Walmart is planning to make a multi-million-dollar investment in its Cullman regional distribution center. It is part of the company’s initiative with Symbotic LLC, originally announced in 2021, to modernize its supply chain with artificial intelligence-powered robotics and software automation.
Once the renovation is complete, the distribution center in Cullman will be able to ship nearly double the number of cases compared to a traditional regional distribution center, while evolving strenuous, manual jobs into those that offer new skills in robotics and technology.
“Walmart’s Cullman distribution center has been a pillar in our community for the last 40 years,” said Ken Caviness, general manager, Regional Distribution Center #6006, Walmart U.S. “Adding robotics, automation and AI-powered software systems to this facility will revolutionize an already impressive operation, fundamentally changing the way we distribute products to stores.”
Cullman Mayor Woody Jacobs said, “This automation investment by Walmart confirms that Cullman has been a great partner community. No industry here can match the jobs created by Walmart over the past 40 years and this investment guarantees they will continue providing quality jobs for the foreseeable future.”
Regional distribution centers are a strategic part of Walmart’s supply chain network, keeping its more than 4,700 stores stocked with merchandise. The new process will use a combination of people, robotics and massive storage systems to increase the speed at which the retailer sends merchandise to stores, ensuring products get onto shelves faster.
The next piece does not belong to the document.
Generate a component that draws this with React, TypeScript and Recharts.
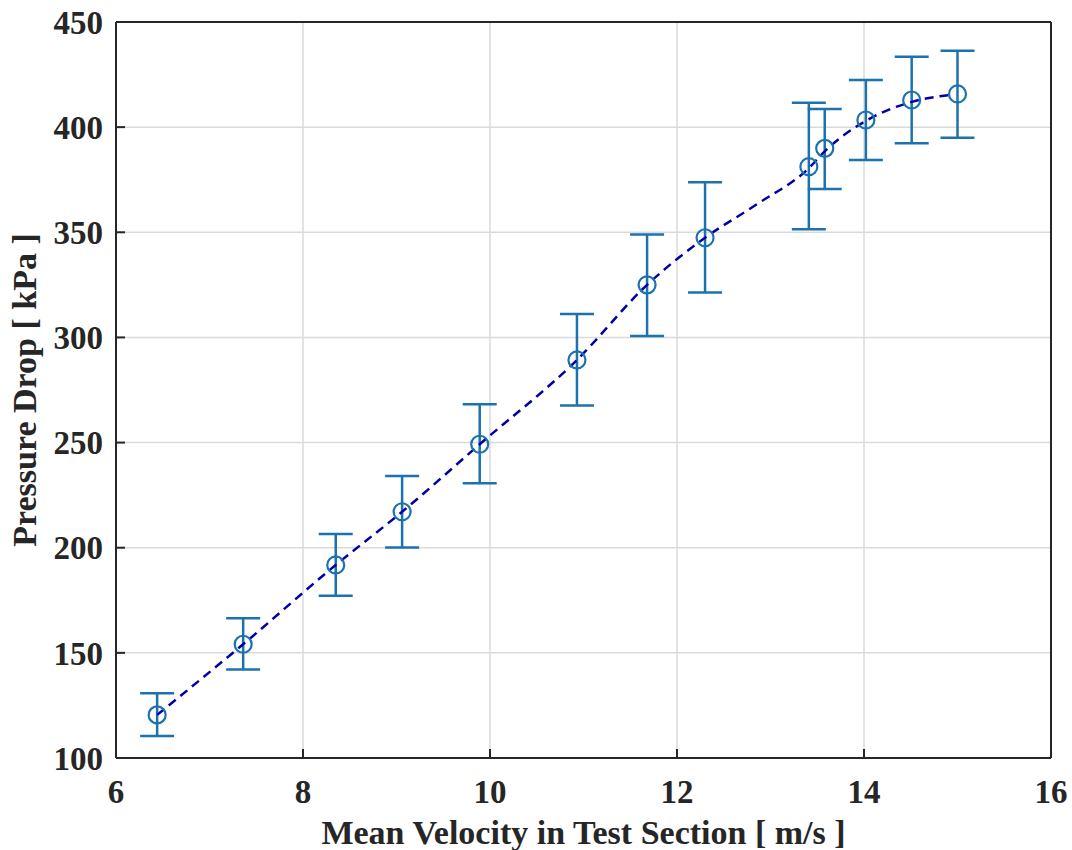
import React from "react";
import {
  ComposedChart,
  Scatter,
  Line,
  XAxis,
  YAxis,
  CartesianGrid,
  ErrorBar,
} from "recharts";

// Measured points
const velocity = [6.44, 7.36, 8.35, 9.06, 9.89, 10.93, 11.68, 12.3, 13.41, 13.58, 14.02, 14.51, 15.0];
const pressureDrop = [120.5, 154.1, 191.8, 217.1, 249.2, 289.3, 325.0, 347.4, 381.2, 389.9, 403.4, 412.9, 415.8];
const errLow = [10, 12, 14.7, 17, 18.6, 21.7, 24.3, 26, 29.8, 19.3, 19, 20.6, 20.8];
const errHigh = [10.3, 12.4, 14.7, 17, 19, 21.9, 24, 26.4, 30.4, 18.7, 19, 20.6, 20.5];

// Dashed fit curve
const fitVelocity = [6.44, 7.36, 8.35, 9.06, 9.89, 10.93, 11.68, 12.3, 12.86, 13.41, 13.58, 14.02, 14.51, 14.9];
const fitPressure = [120.5, 154.1, 191.8, 217.1, 249.2, 289.3, 325.0, 347.4, 363.5, 380.5, 388.5, 403.0, 412.0, 415.2];

const xTicks = [6, 8, 10, 12, 14, 16];
const yTicks = [100, 150, 200, 250, 300, 350, 400, 450];

const data = velocity.map((v, i) => ({
  x: v,
  y: pressureDrop[i],
  err: [errLow[i], errHigh[i]],
}));
const fitData = fitVelocity.map((v, i) => ({ x: v, fit: fitPressure[i] }));

const MARKER = "#1b72ae";
const FIT = "#0000a8";
const AXIS = "#262626";
const FONT = "'Liberation Serif', 'Times New Roman', serif";

const tickStyle = { fill: AXIS, fontSize: 33, fontWeight: 700, fontFamily: FONT };

const OpenCircle = (props: any) => {
  const { cx, cy } = props;
  if (cx == null || cy == null) return null;
  return <circle cx={cx} cy={cy} r={8.5} fill="none" stroke={MARKER} strokeWidth={2.2} />;
};

export default function App() {
  return (
    <div style={{ position: "absolute", left: 0, top: 0, background: "#fff" }}>
      <ComposedChart
        width={1072}
        height={850}
        data={data}
        margin={{ top: 21, right: 20, bottom: 0, left: 0 }}
      >
        <CartesianGrid stroke="#dadada" strokeWidth={1.5} />
        <XAxis
          dataKey="x"
          type="number"
          domain={[6, 16]}
          ticks={xTicks}
          interval={0}
          height={92}
          tick={tickStyle}
          tickSize={-9}
          tickMargin={31}
          axisLine={{ stroke: AXIS, strokeWidth: 2 }}
          tickLine={{ stroke: AXIS, strokeWidth: 2 }}
          label={{
            value: "Mean Velocity in Test Section [ m/s ]",
            position: "insideBottom",
            offset: 6,
            style: { fill: AXIS, fontSize: 34, fontWeight: 700, fontFamily: FONT },
          }}
        />
        <XAxis
          xAxisId="top"
          orientation="top"
          dataKey="x"
          type="number"
          domain={[6, 16]}
          ticks={xTicks}
          interval={0}
          height={1}
          tick={false}
          tickSize={-9}
          axisLine={{ stroke: AXIS, strokeWidth: 2 }}
          tickLine={{ stroke: AXIS, strokeWidth: 2 }}
        />
        <YAxis
          type="number"
          domain={[100, 450]}
          ticks={yTicks}
          interval={0}
          width={116}
          tick={tickStyle}
          tickSize={-9}
          tickMargin={22}
          axisLine={{ stroke: AXIS, strokeWidth: 2 }}
          tickLine={{ stroke: AXIS, strokeWidth: 2 }}
          label={{
            value: "Pressure Drop [ kPa ]",
            angle: -90,
            position: "insideLeft",
            offset: 24,
            style: { fill: AXIS, fontSize: 34, fontWeight: 700, fontFamily: FONT, textAnchor: "middle" },
          }}
        />
        <YAxis
          yAxisId="right"
          orientation="right"
          type="number"
          domain={[100, 450]}
          ticks={yTicks}
          interval={0}
          width={1}
          tick={false}
          tickSize={-9}
          axisLine={{ stroke: AXIS, strokeWidth: 2 }}
          tickLine={{ stroke: AXIS, strokeWidth: 2 }}
        />
        <Scatter dataKey="y" shape={<OpenCircle />} isAnimationActive={false}>
          <ErrorBar
            dataKey="err"
            direction="y"
            width={17}
            stroke={MARKER}
            strokeWidth={2.5}
            isAnimationActive={false}
          />
        </Scatter>
        <Line
          data={fitData}
          dataKey="fit"
          type="monotone"
          stroke={FIT}
          strokeWidth={2.5}
          strokeDasharray="9 6"
          dot={false}
          activeDot={false}
          isAnimationActive={false}
        />
      </ComposedChart>
    </div>
  );
}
“The improvements we’re making in our Cullman, Alabama, distribution center will be felt by store associates and customers in the surrounding region,” said Rachel Nash, regional general manager, Southeast Operations, Walmart U.S. “For our store associates, these improvements will make it significantly easier and faster to stock shelves, which results in our customers having the items they want, when they want them.”
The new system works to sort, store, retrieve and pack freight onto pallets. The old system was more labor-intensive, with employees manually moving and storing goods in the warehouse and then packing the 53-foot trailers to get the products to the stores.
The new system uses dense modular storage, expanding Walmart’s current buildings’ capacity. The high-speed palletizing robotics also organize and optimize the freight, so that it is store- and aisle-ready, taking the guesswork out of unloading the trucks at the stores.
In addition to the five distribution centers, Walmart has 144 retail stores in Alabama. It employs 41,029 associates in the state.